After the ROCm SMI library git repository has been cloned to a local Linux machine, building the library is achieved by following the typical CMake build sequence. Specifically,
$ mkdir -p build
$ cd build
$ cmake <location of root of ROCm SMI library CMakeLists.txt>
$ make
# Install library file and header; default location is /opt/rocm
$ make install
The built library will appear in the build folder.
To build the rpm and deb packages follow the above steps with:
$ make package
Documentation
The reference manual, refman.pdf will be in the latex directory upon a successful build.
Building the Tests
In order to verify the build and capability of ROCm SMI on your system and to see an example of how ROCm SMI can be used, you may build and run the tests that are available in the repo. To build the tests, follow these steps:
# Set environment variables used in CMakeLists.txt file
$ ROCM_DIR=<parent dir. to lib/ and inc/, containing RSMI library and header>
$ mkdir <location for test build>
$ cd <location for test build>
$ cmake -DROCM_DIR=$ROCM_DIR <ROCm SMI source root>/tests/rocm_smi_test
$ make
To run the test, execute the program rsmitst that is built from the steps above.
Usage Basics
Device Indices
Many of the functions in the library take a "device index". The device index is a number greater than or equal to 0, and less than the number of devices detected, as determined by rsmi_num_monitor_devices(). The index is used to distinguish the detected devices from one another. It is important to note that a device may end up with a different index after a reboot, so an index should not be relied upon to be constant over reboots.
Hello ROCm SMI
The only required ROCm-SMI call for any program that wants to use ROCm-SMI is the rsmi_init() call.
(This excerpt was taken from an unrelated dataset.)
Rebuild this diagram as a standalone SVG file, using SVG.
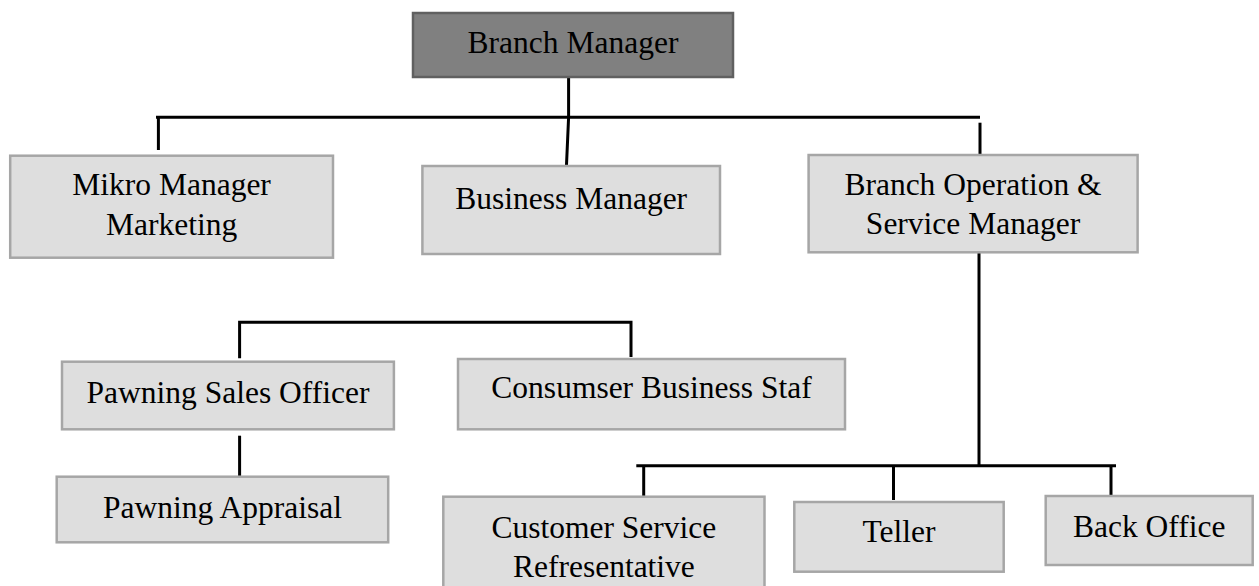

This call initializes some internal data structures that will be used by subsequent ROCm-SMI calls.
When ROCm-SMI is no longer being used, rsmi_shut_down() should be called. This provides a way to do any releasing of resources that ROCm-SMI may have held. In many cases, this may have no effect, but may be necessary in future versions of the library.
A simple "Hello World" type program that displays the device ID of detected devices would look like this:
#include <stdint.h>
#include "rocm_smi/rocm_smi.h"
int main() {
rsmi_status_t ret;
uint32_t num_devices;
uint16_t dev_id;
// We will skip return code checks for this example, but it
// is recommended to always check this as some calls may not
// apply for some devices or ROCm releases
ret = rsmi_init(0);
ret = rsmi_num_monitor_devices(&num_devices);
for (int i=0; i < num_devices; ++i) {
ret = rsmi_dev_id_get(i, &dev_id);
// dev_id holds the device ID of device i, upon a
// successful call
}
ret = rsmi_shut_down();
return 0;
}